New Features

  • Added as.dfm() methods for tm DocumentTermMatrix and TermDocumentMatrix objects. (#1222)
  • predict.textmodel_wordscores() now includes an include_reftexts argument to exclude training texts from the predicted model object (#1229). The default behaviour is include_reftexts = TRUE, producing the same behaviour as existed before the introduction of this argument. This allows rescaling based on the reference documents (since rescaling requires prediction on the reference documents) but provides an easy way to exclude the reference documents from the predicted quantities.
  • textplot_wordcloud() now uses code entirely internal to quanteda, instead of using the wordcloud package.

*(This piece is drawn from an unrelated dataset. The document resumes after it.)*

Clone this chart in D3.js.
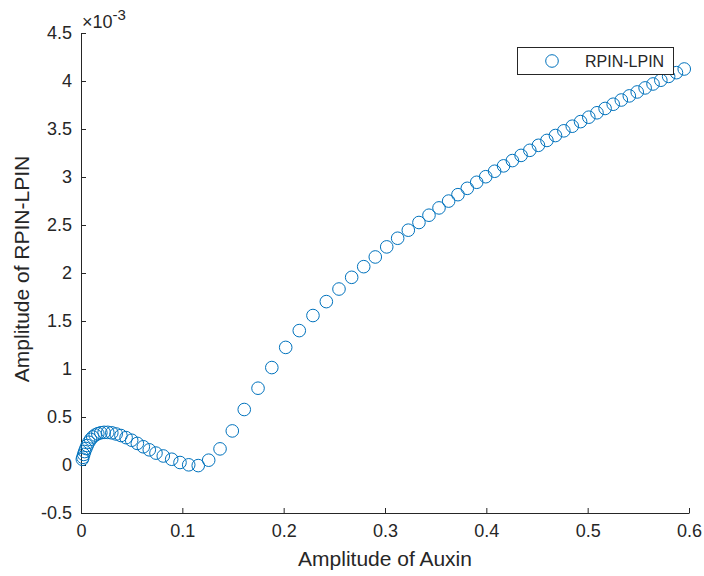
<!DOCTYPE html>
<html>
<head>
<meta charset="utf-8">
<script src="https://cdn.jsdelivr.net/npm/d3@7"></script>
<style>
    body { margin: 0; background: #fff; }
    svg text { font-family: "Liberation Sans", Arial, Helvetica, sans-serif; fill: #262626; }
</style>
</head>
<body>
<svg id="chart" width="704" height="576"></svg>
<script>

// amplitude of auxin (x)
const auxin = [
    0.0013, 0.0019, 0.0027, 0.0036, 0.0048, 0.0061, 0.0077, 0.0095, 0.0116, 0.0140,
    0.0166, 0.0196, 0.0228, 0.0264, 0.0304, 0.0347, 0.0394, 0.0445, 0.0500, 0.0556,
    0.0615, 0.0674, 0.0740, 0.0812, 0.0895, 0.0977, 0.1063, 0.1157, 0.1260, 0.1372,
    0.1493, 0.1611, 0.1747, 0.1883, 0.2020, 0.2154, 0.2289, 0.2421, 0.2546, 0.2671,
    0.2790, 0.2904, 0.3017, 0.3125, 0.3230, 0.3335, 0.3434, 0.3533, 0.3628, 0.3720,
    0.3812, 0.3905, 0.3994, 0.4082, 0.4170, 0.4257, 0.4343, 0.4429, 0.4514, 0.4598,
    0.4682, 0.4765, 0.4848, 0.4930, 0.5011, 0.5092, 0.5172, 0.5252, 0.5332, 0.5411,
    0.5489, 0.5567, 0.5645, 0.5722, 0.5799, 0.5876, 0.5953
];

// amplitude of RPIN-LPIN, in units of 1e-3
const rpinLpin = [
    0.060, 0.080, 0.110, 0.140, 0.172, 0.203, 0.237, 0.267, 0.292, 0.312,
    0.326, 0.336, 0.340, 0.340, 0.335, 0.323, 0.307, 0.285, 0.258, 0.225,
    0.190, 0.158, 0.124, 0.094, 0.060, 0.026, 0.002, -0.006, 0.050, 0.168,
    0.355, 0.578, 0.800, 1.015, 1.225, 1.400, 1.557, 1.702, 1.833, 1.955,
    2.066, 2.167, 2.272, 2.362, 2.446, 2.526, 2.602, 2.678, 2.749, 2.816,
    2.882, 2.945, 3.003, 3.060, 3.116, 3.171, 3.225, 3.278, 3.330, 3.381,
    3.432, 3.481, 3.529, 3.577, 3.623, 3.669, 3.714, 3.758, 3.802, 3.845,
    3.886, 3.928, 3.969, 4.008, 4.048, 4.087, 4.125
];

const xTicks = [0, 0.1, 0.2, 0.3, 0.4, 0.5, 0.6];
const yTicks = [-0.5, 0, 0.5, 1, 1.5, 2, 2.5, 3, 3.5, 4, 4.5];
const seriesName = "RPIN-LPIN";

const axisColor = "#262626";
const markerColor = "#0072BD";

const svg = d3.select("#chart");
const plot = { left: 81, top: 33, right: 689, bottom: 513 };

const x = d3.scaleLinear().domain([0, 0.6]).range([plot.left, plot.right]);
const y = d3.scaleLinear().domain([-0.5, 4.5]).range([plot.bottom, plot.top]);

//x axis
const xAxis = svg.append("g")
    .attr("transform", "translate(0," + plot.bottom + ")")
    .call(d3.axisBottom(x).tickValues(xTicks).tickFormat(d => String(d))
        .tickSizeInner(-5).tickSizeOuter(0).tickPadding(11));

//y axis
const yAxis = svg.append("g")
    .attr("transform", "translate(" + plot.left + ",0)")
    .call(d3.axisLeft(y).tickValues(yTicks).tickFormat(d => String(d))
        .tickSizeInner(-5).tickSizeOuter(0).tickPadding(9));

[xAxis, yAxis].forEach(function (g) {
    g.select(".domain").attr("stroke", axisColor).attr("stroke-width", 1);
    g.selectAll(".tick line").attr("stroke", axisColor).attr("stroke-width", 1);
    g.selectAll(".tick text")
        .style("font-size", "18px")
        .style("fill", axisColor);
});

// exponent label over the y axis
const expo = svg.append("text")
    .attr("x", plot.left + 1)
    .attr("y", 28)
    .style("font-size", "18px");
expo.append("tspan").text("\u00d710");
expo.append("tspan").attr("dy", -8).style("font-size", "15px").text("-3");

// axis titles
svg.append("text")
    .attr("x", (plot.left + plot.right) / 2)
    .attr("y", 566)
    .attr("text-anchor", "middle")
    .style("font-size", "21px")
    .text("Amplitude of Auxin");

svg.append("text")
    .attr("transform", "translate(29," + ((plot.top + plot.bottom) / 2 - 4) + ") rotate(-90)")
    .attr("text-anchor", "middle")
    .style("font-size", "21px")
    .text("Amplitude of RPIN-LPIN");

// points
svg.append("g")
    .selectAll("circle")
    .data(auxin)
    .join("circle")
    .attr("cx", d => x(d))
    .attr("cy", (d, i) => y(rpinLpin[i]))
    .attr("r", 6.3)
    .attr("fill", "none")
    .attr("stroke", markerColor)
    .attr("stroke-width", 1);

// legend
const legend = svg.append("g").attr("transform", "translate(517,47)");
legend.append("rect")
    .attr("x", 0.5)
    .attr("y", 0.5)
    .attr("width", 156)
    .attr("height", 27)
    .attr("fill", "#fff")
    .attr("stroke", axisColor)
    .attr("stroke-width", 1);
legend.append("circle")
    .attr("cx", 35)
    .attr("cy", 14)
    .attr("r", 6.3)
    .attr("fill", "none")
    .attr("stroke", markerColor);
legend.append("text")
    .attr("x", 68)
    .attr("y", 20)
    .style("font-size", "16px")
    .text(seriesName);
</script>
</body>
</html>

Bug fixes and stability enhancements

  • Fixed a problem in the examples for textplot_scale1d() by adjusting the refscores for data_corpus_irishbudget2010.
  • Eliminated unnecessary dependency on the digest package.
  • Updated the vignette title to be less generic.
  • Improved the robustness of dfm_trim() and dfm_weight() for previously weighted dfm objects and when supplied thresholds are proportions instead of counts. (#1237)
  • Fixed a problem in summary.corpus(x, n = 101) when ndoc(x) > 100 (#1242).
  • Fixed a problem in predict.textmodel_wordscores(x, rescaling = "mv") that always reset the reference values for rescaling to the first and second documents (#1251).
  • Issues in the color generation and labels for textplot_keyness() are now resolved (#1233, #1233).

Performance improvements

  • textmodel methods are now exported, to facilitate extension packages for other textmodel methods (e.g. wordshoal).

Behaviour changes

  • Changed the default in textmodel_wordfish() to sparse = FALSE, in response to #1216.
  • dfm_group() now preserves docvars that are constant for the group aggregation (#1228).
  • The default threads is now 2, to comply with CRAN policies. (The user can increase this via quanteda_options(threads = ...).